While he is likely to be chosen to run again, it’s not a given. On Sunday evening, SPD co-leader Lars Klingbeil, somewhat ominously, said: “We have things to clarify in the coming weeks.”
By comparison, its main rival, the centre-right Christian Democratic Union (CDU), has united around party chairman Friedrich Merz as its lead candidate.
With a 20-point lead on the SPD, at this point the next federal election is the Merz CDU’s to lose. But a lot can happen between now and poll day.
Further migration-security shocks could boost still further the far-right Alternative for Germany (AfD). At 20 per cent nationally, still short of the 30 per cent-plus it scored in September’s three state elections, it is still five points ahead of the SPD nationally.
The other wild card is the new left-conservative populist BSW alliance around Sahra Wagenknecht, with double-digit support in three state elections and, for the first time last week, in federal polls.
“With these state elections, eastern Germany became a kind of a political laboratory for the whole country,” said Dr Albrecht von Lucke, editor of the Blätter political journal. “The huge difficulties forming coalitions we’re seeing in eastern states is a preview of even more complicated time ahead at federal level in Berlin.”

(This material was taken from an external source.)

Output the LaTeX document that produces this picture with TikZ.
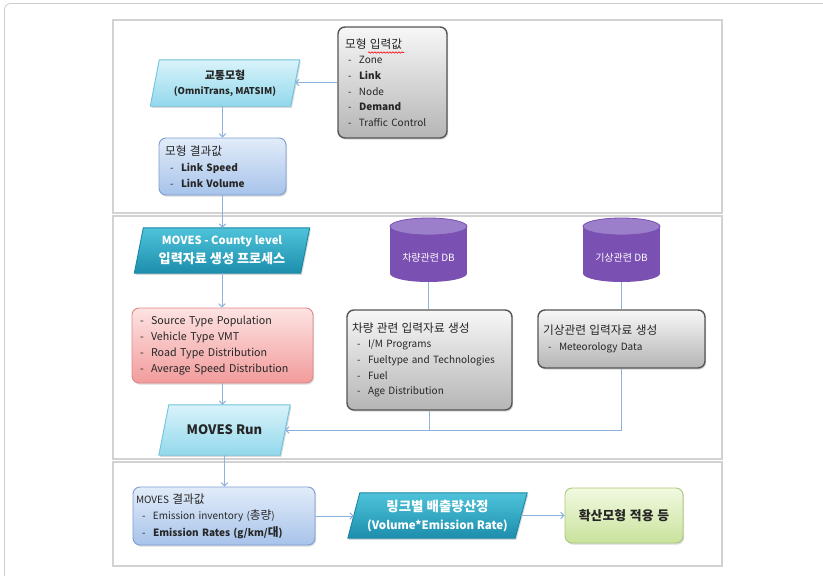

Both Scholz allies in Berlin, Greens and liberal Free Democrats (FDP), exited the Brandenburg state parliament. On Monday, influential FDP deputy leader Wolfgang Kubicki warned: “Unless we succeed in finding a sensible common denominator in the next 14 days or three weeks, it makes no sense for the FDP to continue in this coalition.”
Win or lose for his SPD, a lively autumn looms for Scholz and German politics.